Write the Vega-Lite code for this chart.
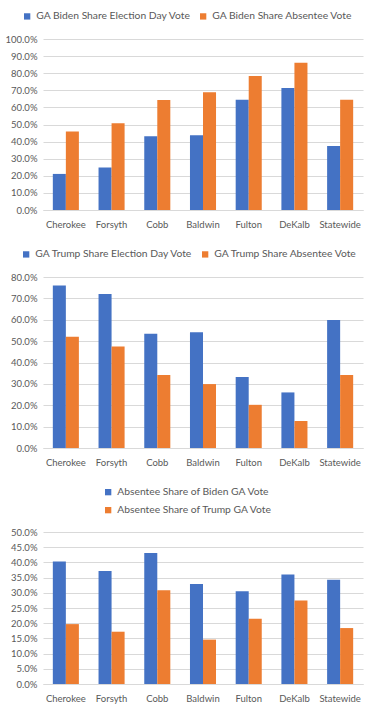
{
  "$schema": "https://vega.github.io/schema/vega-lite/v6.json",
  "padding": {"left": 5, "top": 11, "right": 10, "bottom": 5},
  "config": {
    "font": "Lato",
    "view": {"stroke": null},
    "axis": {"labelColor": "#595959", "labelFontSize": 9.5, "title": null, "ticks": false, "domain": false, "grid": false},
    "axisY": {"grid": true, "gridColor": "#D9D9D9", "labelPadding": 6},
    "axisX": {"domain": true, "domainColor": "#D9D9D9", "labelPadding": 9, "labelAngle": 0},
    "legend": {"orient": "none", "title": null, "labelFontSize": 10.3, "labelColor": "#595959", "labelLimit": 400, "symbolType": "square", "symbolSize": 40, "symbolStrokeWidth": 0, "columnPadding": 7, "labelOffset": 4},
    "concat": {"spacing": 20}
  },
  "datasets": {
    "biden": [
      {"county": "Cherokee", "series": "GA Biden Share Election Day Vote", "value": 0.211},
      {"county": "Cherokee", "series": "GA Biden Share Absentee Vote", "value": 0.459},
      {"county": "Forsyth", "series": "GA Biden Share Election Day Vote", "value": 0.248},
      {"county": "Forsyth", "series": "GA Biden Share Absentee Vote", "value": 0.508},
      {"county": "Cobb", "series": "GA Biden Share Election Day Vote", "value": 0.432},
      {"county": "Cobb", "series": "GA Biden Share Absentee Vote", "value": 0.643},
      {"county": "Baldwin", "series": "GA Biden Share Election Day Vote", "value": 0.4375},
      {"county": "Baldwin", "series": "GA Biden Share Absentee Vote", "value": 0.689},
      {"county": "Fulton", "series": "GA Biden Share Election Day Vote", "value": 0.645},
      {"county": "Fulton", "series": "GA Biden Share Absentee Vote", "value": 0.783},
      {"county": "DeKalb", "series": "GA Biden Share Election Day Vote", "value": 0.713},
      {"county": "DeKalb", "series": "GA Biden Share Absentee Vote", "value": 0.861},
      {"county": "Statewide", "series": "GA Biden Share Election Day Vote", "value": 0.375},
      {"county": "Statewide", "series": "GA Biden Share Absentee Vote", "value": 0.645}
    ],
    "trump": [
      {"county": "Cherokee", "series": "GA Trump Share Election Day Vote", "value": 0.760},
      {"county": "Cherokee", "series": "GA Trump Share Absentee Vote", "value": 0.521},
      {"county": "Forsyth", "series": "GA Trump Share Election Day Vote", "value": 0.721},
      {"county": "Forsyth", "series": "GA Trump Share Absentee Vote", "value": 0.475},
      {"county": "Cobb", "series": "GA Trump Share Election Day Vote", "value": 0.534},
      {"county": "Cobb", "series": "GA Trump Share Absentee Vote", "value": 0.341},
      {"county": "Baldwin", "series": "GA Trump Share Election Day Vote", "value": 0.542},
      {"county": "Baldwin", "series": "GA Trump Share Absentee Vote", "value": 0.299},
      {"county": "Fulton", "series": "GA Trump Share Election Day Vote", "value": 0.332},
      {"county": "Fulton", "series": "GA Trump Share Absentee Vote", "value": 0.202},
      {"county": "DeKalb", "series": "GA Trump Share Election Day Vote", "value": 0.260},
      {"county": "DeKalb", "series": "GA Trump Share Absentee Vote", "value": 0.126},
      {"county": "Statewide", "series": "GA Trump Share Election Day Vote", "value": 0.599},
      {"county": "Statewide", "series": "GA Trump Share Absentee Vote", "value": 0.342}
    ],
    "absentee": [
      {"county": "Cherokee", "series": "Absentee Share of Biden GA Vote", "value": 0.403},
      {"county": "Cherokee", "series": "Absentee Share of Trump GA Vote", "value": 0.197},
      {"county": "Forsyth", "series": "Absentee Share of Biden GA Vote", "value": 0.372},
      {"county": "Forsyth", "series": "Absentee Share of Trump GA Vote", "value": 0.172},
      {"county": "Cobb", "series": "Absentee Share of Biden GA Vote", "value": 0.431},
      {"county": "Cobb", "series": "Absentee Share of Trump GA Vote", "value": 0.308},
      {"county": "Baldwin", "series": "Absentee Share of Biden GA Vote", "value": 0.329},
      {"county": "Baldwin", "series": "Absentee Share of Trump GA Vote", "value": 0.146},
      {"county": "Fulton", "series": "Absentee Share of Biden GA Vote", "value": 0.305},
      {"county": "Fulton", "series": "Absentee Share of Trump GA Vote", "value": 0.215},
      {"county": "DeKalb", "series": "Absentee Share of Biden GA Vote", "value": 0.360},
      {"county": "DeKalb", "series": "Absentee Share of Trump GA Vote", "value": 0.275},
      {"county": "Statewide", "series": "Absentee Share of Biden GA Vote", "value": 0.343},
      {"county": "Statewide", "series": "Absentee Share of Trump GA Vote", "value": 0.184}
    ]
  },
  "resolve": {"scale": {"x": "independent", "xOffset": "independent", "y": "independent", "color": "independent"}, "legend": {"color": "independent"}},
  "vconcat": [
    {
      "width": 320, "height": 171,
      "data": {"name": "biden"},
      "mark": {"type": "bar"},
      "encoding": {
        "x": {"field": "county", "type": "nominal", "sort": null, "scale": {"paddingInner": 0.43, "paddingOuter": 0.215}},
        "xOffset": {"field": "series", "type": "nominal", "sort": null, "scale": {"paddingInner": 0, "paddingOuter": 0}},
        "y": {"field": "value", "type": "quantitative", "scale": {"domain": [0, 1], "nice": false}, "axis": {"format": ".1%", "values": [0, 0.1, 0.2, 0.3, 0.4, 0.5, 0.6, 0.7, 0.8, 0.9, 1.0]}},
        "color": {"field": "series", "type": "nominal", "sort": null, "scale": {"domain": ["GA Biden Share Election Day Vote", "GA Biden Share Absentee Vote"], "range": ["#4472C4", "#ED7D31"]}, "legend": {"direction": "horizontal", "legendX": -21, "legendY": -28}}
      }
    },
    {
      "width": 320, "height": 171,
      "data": {"name": "trump"},
      "mark": {"type": "bar"},
      "encoding": {
        "x": {"field": "county", "type": "nominal", "sort": null, "scale": {"paddingInner": 0.43, "paddingOuter": 0.215}},
        "xOffset": {"field": "series", "type": "nominal", "sort": null, "scale": {"paddingInner": 0, "paddingOuter": 0}},
        "y": {"field": "value", "type": "quantitative", "scale": {"domain": [0, 0.8], "nice": false}, "axis": {"format": ".1%", "values": [0, 0.1, 0.2, 0.3, 0.4, 0.5, 0.6, 0.7, 0.8]}},
        "color": {"field": "series", "type": "nominal", "sort": null, "scale": {"domain": ["GA Trump Share Election Day Vote", "GA Trump Share Absentee Vote"], "range": ["#4472C4", "#ED7D31"]}, "legend": {"direction": "horizontal", "legendX": -22, "legendY": -28}}
      }
    },
    {
      "width": 320, "height": 152,
      "data": {"name": "absentee"},
      "mark": {"type": "bar"},
      "encoding": {
        "x": {"field": "county", "type": "nominal", "sort": null, "scale": {"paddingInner": 0.43, "paddingOuter": 0.215}},
        "xOffset": {"field": "series", "type": "nominal", "sort": null, "scale": {"paddingInner": 0, "paddingOuter": 0}},
        "y": {"field": "value", "type": "quantitative", "scale": {"domain": [0, 0.5], "nice": false}, "axis": {"format": ".1%", "values": [0, 0.05, 0.1, 0.15, 0.2, 0.25, 0.3, 0.35, 0.4, 0.45, 0.5]}},
        "color": {"field": "series", "type": "nominal", "sort": null, "scale": {"domain": ["Absentee Share of Biden GA Vote", "Absentee Share of Trump GA Vote"], "range": ["#4472C4", "#ED7D31"]}, "legend": {"direction": "vertical", "rowPadding": 7, "legendX": 60, "legendY": -45}}
      }
    }
  ]
}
-*-
Brief: Write out the full set of lines verbatim, without the pictures.

Expected output:
Write the Vega-Lite code for this chart.
{
  "$schema": "https://vega.github.io/schema/vega-lite/v6.json",
  "padding": {"left": 5, "top": 11, "right": 10, "bottom": 5},
  "config": {
    "font": "Lato",
    "view": {"stroke": null},
    "axis": {"labelColor": "#595959", "labelFontSize": 9.5, "title": null, "ticks": false, "domain": false, "grid": false},
    "axisY": {"grid": true, "gridColor": "#D9D9D9", "labelPadding": 6},
    "axisX": {"domain": true, "domainColor": "#D9D9D9", "labelPadding": 9, "labelAngle": 0},
    "legend": {"orient": "none", "title": null, "labelFontSize": 10.3, "labelColor": "#595959", "labelLimit": 400, "symbolType": "square", "symbolSize": 40, "symbolStrokeWidth": 0, "columnPadding": 7, "labelOffset": 4},
    "concat": {"spacing": 20}
  },
  "datasets": {
    "biden": [
      {"county": "Cherokee", "series": "GA Biden Share Election Day Vote", "value": 0.211},
      {"county": "Cherokee", "series": "GA Biden Share Absentee Vote", "value": 0.459},
      {"county": "Forsyth", "series": "GA Biden Share Election Day Vote", "value": 0.248},
      {"county": "Forsyth", "series": "GA Biden Share Absentee Vote", "value": 0.508},
      {"county": "Cobb", "series": "GA Biden Share Election Day Vote", "value": 0.432},
      {"county": "Cobb", "series": "GA Biden Share Absentee Vote", "value": 0.643},
      {"county": "Baldwin", "series": "GA Biden Share Election Day Vote", "value": 0.4375},
      {"county": "Baldwin", "series": "GA Biden Share Absentee Vote", "value": 0.689},
      {"county": "Fulton", "series": "GA Biden Share Election Day Vote", "value": 0.645},
      {"county": "Fulton", "series": "GA Biden Share Absentee Vote", "value": 0.783},
      {"county": "DeKalb", "series": "GA Biden Share Election Day Vote", "value": 0.713},
      {"county": "DeKalb", "series": "GA Biden Share Absentee Vote", "value": 0.861},
      {"county": "Statewide", "series": "GA Biden Share Election Day Vote", "value": 0.375},
      {"county": "Statewide", "series": "GA Biden Share Absentee Vote", "value": 0.645}
    ],
    "trump": [
      {"county": "Cherokee", "series": "GA Trump Share Election Day Vote", "value": 0.760},
      {"county": "Cherokee", "series": "GA Trump Share Absentee Vote", "value": 0.521},
      {"county": "Forsyth", "series": "GA Trump Share Election Day Vote", "value": 0.721},
      {"county": "Forsyth", "series": "GA Trump Share Absentee Vote", "value": 0.475},
      {"county": "Cobb", "series": "GA Trump Share Election Day Vote", "value": 0.534},
      {"county": "Cobb", "series": "GA Trump Share Absentee Vote", "value": 0.341},
      {"county": "Baldwin", "series": "GA Trump Share Election Day Vote", "value": 0.542},
      {"county": "Baldwin", "series": "GA Trump Share Absentee Vote", "value": 0.299},
      {"county": "Fulton", "series": "GA Trump Share Election Day Vote", "value": 0.332},
      {"county": "Fulton", "series": "GA Trump Share Absentee Vote", "value": 0.202},
      {"county": "DeKalb", "series": "GA Trump Share Election Day Vote", "value": 0.260},
      {"county": "DeKalb", "series": "GA Trump Share Absentee Vote", "value": 0.126},
      {"county": "Statewide", "series": "GA Trump Share Election Day Vote", "value": 0.599},
      {"county": "Statewide", "series": "GA Trump Share Absentee Vote", "value": 0.342}
    ],
    "absentee": [
      {"county": "Cherokee", "series": "Absentee Share of Biden GA Vote", "value": 0.403},
      {"county": "Cherokee", "series": "Absentee Share of Trump GA Vote", "value": 0.197},
      {"county": "Forsyth", "series": "Absentee Share of Biden GA Vote", "value": 0.372},
      {"county": "Forsyth", "series": "Absentee Share of Trump GA Vote", "value": 0.172},
      {"county": "Cobb", "series": "Absentee Share of Biden GA Vote", "value": 0.431},
      {"county": "Cobb", "series": "Absentee Share of Trump GA Vote", "value": 0.308},
      {"county": "Baldwin", "series": "Absentee Share of Biden GA Vote", "value": 0.329},
      {"county": "Baldwin", "series": "Absentee Share of Trump GA Vote", "value": 0.146},
      {"county": "Fulton", "series": "Absentee Share of Biden GA Vote", "value": 0.305},
      {"county": "Fulton", "series": "Absentee Share of Trump GA Vote", "value": 0.215},
      {"county": "DeKalb", "series": "Absentee Share of Biden GA Vote", "value": 0.360},
      {"county": "DeKalb", "series": "Absentee Share of Trump GA Vote", "value": 0.275},
      {"county": "Statewide", "series": "Absentee Share of Biden GA Vote", "value": 0.343},
      {"county": "Statewide", "series": "Absentee Share of Trump GA Vote", "value": 0.184}
    ]
  },
  "resolve": {"scale": {"x": "independent", "xOffset": "independent", "y": "independent", "color": "independent"}, "legend": {"color": "independent"}},
  "vconcat": [
    {
      "width": 320, "height": 171,
      "data": {"name": "biden"},
      "mark": {"type": "bar"},
      "encoding": {
        "x": {"field": "county", "type": "nominal", "sort": null, "scale": {"paddingInner": 0.43, "paddingOuter": 0.215}},
        "xOffset": {"field": "series", "type": "nominal", "sort": null, "scale": {"paddingInner": 0, "paddingOuter": 0}},
        "y": {"field": "value", "type": "quantitative", "scale": {"domain": [0, 1], "nice": false}, "axis": {"format": ".1%", "values": [0, 0.1, 0.2, 0.3, 0.4, 0.5, 0.6, 0.7, 0.8, 0.9, 1.0]}},
        "color": {"field": "series", "type": "nominal", "sort": null, "scale": {"domain": ["GA Biden Share Election Day Vote", "GA Biden Share Absentee Vote"], "range": ["#4472C4", "#ED7D31"]}, "legend": {"direction": "horizontal", "legendX": -21, "legendY": -28}}
      }
    },
    {
      "width": 320, "height": 171,
      "data": {"name": "trump"},
      "mark": {"type": "bar"},
      "encoding": {
        "x": {"field": "county", "type": "nominal", "sort": null, "scale": {"paddingInner": 0.43, "paddingOuter": 0.215}},
        "xOffset": {"field": "series", "type": "nominal", "sort": null, "scale": {"paddingInner": 0, "paddingOuter": 0}},
        "y": {"field": "value", "type": "quantitative", "scale": {"domain": [0, 0.8], "nice": false}, "axis": {"format": ".1%", "values": [0, 0.1, 0.2, 0.3, 0.4, 0.5, 0.6, 0.7, 0.8]}},
        "color": {"field": "series", "type": "nominal", "sort": null, "scale": {"domain": ["GA Trump Share Election Day Vote", "GA Trump Share Absentee Vote"], "range": ["#4472C4", "#ED7D31"]}, "legend": {"direction": "horizontal", "legendX": -22, "legendY": -28}}
      }
    },
    {
      "width": 320, "height": 152,
      "data": {"name": "absentee"},
      "mark": {"type": "bar"},
      "encoding": {
        "x": {"field": "county", "type": "nominal", "sort": null, "scale": {"paddingInner": 0.43, "paddingOuter": 0.215}},
        "xOffset": {"field": "series", "type": "nominal", "sort": null, "scale": {"paddingInner": 0, "paddingOuter": 0}},
        "y": {"field": "value", "type": "quantitative", "scale": {"domain": [0, 0.5], "nice": false}, "axis": {"format": ".1%", "values": [0, 0.05, 0.1, 0.15, 0.2, 0.25, 0.3, 0.35, 0.4, 0.45, 0.5]}},
        "color": {"field": "series", "type": "nominal", "sort": null, "scale": {"domain": ["Absentee Share of Biden GA Vote", "Absentee Share of Trump GA Vote"], "range": ["#4472C4", "#ED7D31"]}, "legend": {"direction": "vertical", "rowPadding": 7, "legendX": 60, "legendY": -45}}
      }
    }
  ]
}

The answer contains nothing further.